Task directions ->
Each line below is to be written out in full, exactly as shown.

Supplied information ->

⟨

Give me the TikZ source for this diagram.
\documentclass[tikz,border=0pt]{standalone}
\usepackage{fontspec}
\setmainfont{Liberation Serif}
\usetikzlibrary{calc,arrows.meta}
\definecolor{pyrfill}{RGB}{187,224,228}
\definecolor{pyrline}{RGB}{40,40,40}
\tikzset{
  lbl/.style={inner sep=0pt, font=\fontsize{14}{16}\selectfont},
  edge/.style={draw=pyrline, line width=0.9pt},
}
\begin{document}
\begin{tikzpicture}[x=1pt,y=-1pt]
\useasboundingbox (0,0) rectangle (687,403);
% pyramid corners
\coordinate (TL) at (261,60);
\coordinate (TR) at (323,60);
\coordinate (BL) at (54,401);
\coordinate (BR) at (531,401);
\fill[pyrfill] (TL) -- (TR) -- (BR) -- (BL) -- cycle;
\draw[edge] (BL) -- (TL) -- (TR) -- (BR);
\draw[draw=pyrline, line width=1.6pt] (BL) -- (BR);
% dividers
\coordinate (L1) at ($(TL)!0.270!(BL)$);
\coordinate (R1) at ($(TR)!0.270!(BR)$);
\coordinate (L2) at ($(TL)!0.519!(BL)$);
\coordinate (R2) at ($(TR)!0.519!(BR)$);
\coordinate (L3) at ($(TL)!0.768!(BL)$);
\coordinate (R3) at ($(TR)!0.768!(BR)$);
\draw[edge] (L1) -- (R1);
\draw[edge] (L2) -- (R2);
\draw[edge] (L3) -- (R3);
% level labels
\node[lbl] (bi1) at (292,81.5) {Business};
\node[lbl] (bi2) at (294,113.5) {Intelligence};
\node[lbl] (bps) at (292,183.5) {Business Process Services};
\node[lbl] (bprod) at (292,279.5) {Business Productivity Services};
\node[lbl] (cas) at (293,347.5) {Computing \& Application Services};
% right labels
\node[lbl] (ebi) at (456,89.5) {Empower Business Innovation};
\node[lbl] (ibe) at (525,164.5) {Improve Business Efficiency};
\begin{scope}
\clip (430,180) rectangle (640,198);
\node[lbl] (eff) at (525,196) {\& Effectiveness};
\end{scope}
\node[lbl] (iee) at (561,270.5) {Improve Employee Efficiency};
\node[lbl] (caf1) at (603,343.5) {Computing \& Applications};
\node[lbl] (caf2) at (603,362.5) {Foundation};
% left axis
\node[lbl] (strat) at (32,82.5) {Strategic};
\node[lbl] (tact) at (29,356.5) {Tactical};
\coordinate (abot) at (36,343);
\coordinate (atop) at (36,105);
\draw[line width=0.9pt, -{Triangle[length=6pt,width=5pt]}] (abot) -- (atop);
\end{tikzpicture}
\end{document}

⟩

Solution to the problem ->
Give me the TikZ source for this diagram.
\documentclass[tikz,border=0pt]{standalone}
\usepackage{fontspec}
\setmainfont{Liberation Serif}
\usetikzlibrary{calc,arrows.meta}
\definecolor{pyrfill}{RGB}{187,224,228}
\definecolor{pyrline}{RGB}{40,40,40}
\tikzset{
  lbl/.style={inner sep=0pt, font=\fontsize{14}{16}\selectfont},
  edge/.style={draw=pyrline, line width=0.9pt},
}
\begin{document}
\begin{tikzpicture}[x=1pt,y=-1pt]
\useasboundingbox (0,0) rectangle (687,403);
% pyramid corners
\coordinate (TL) at (261,60);
\coordinate (TR) at (323,60);
\coordinate (BL) at (54,401);
\coordinate (BR) at (531,401);
\fill[pyrfill] (TL) -- (TR) -- (BR) -- (BL) -- cycle;
\draw[edge] (BL) -- (TL) -- (TR) -- (BR);
\draw[draw=pyrline, line width=1.6pt] (BL) -- (BR);
% dividers
\coordinate (L1) at ($(TL)!0.270!(BL)$);
\coordinate (R1) at ($(TR)!0.270!(BR)$);
\coordinate (L2) at ($(TL)!0.519!(BL)$);
\coordinate (R2) at ($(TR)!0.519!(BR)$);
\coordinate (L3) at ($(TL)!0.768!(BL)$);
\coordinate (R3) at ($(TR)!0.768!(BR)$);
\draw[edge] (L1) -- (R1);
\draw[edge] (L2) -- (R2);
\draw[edge] (L3) -- (R3);
% level labels
\node[lbl] (bi1) at (292,81.5) {Business};
\node[lbl] (bi2) at (294,113.5) {Intelligence};
\node[lbl] (bps) at (292,183.5) {Business Process Services};
\node[lbl] (bprod) at (292,279.5) {Business Productivity Services};
\node[lbl] (cas) at (293,347.5) {Computing \& Application Services};
% right labels
\node[lbl] (ebi) at (456,89.5) {Empower Business Innovation};
\node[lbl] (ibe) at (525,164.5) {Improve Business Efficiency};
\begin{scope}
\clip (430,180) rectangle (640,198);
\node[lbl] (eff) at (525,196) {\& Effectiveness};
\end{scope}
\node[lbl] (iee) at (561,270.5) {Improve Employee Efficiency};
\node[lbl] (caf1) at (603,343.5) {Computing \& Applications};
\node[lbl] (caf2) at (603,362.5) {Foundation};
% left axis
\node[lbl] (strat) at (32,82.5) {Strategic};
\node[lbl] (tact) at (29,356.5) {Tactical};
\coordinate (abot) at (36,343);
\coordinate (atop) at (36,105);
\draw[line width=0.9pt, -{Triangle[length=6pt,width=5pt]}] (abot) -- (atop);
\end{tikzpicture}
\end{document}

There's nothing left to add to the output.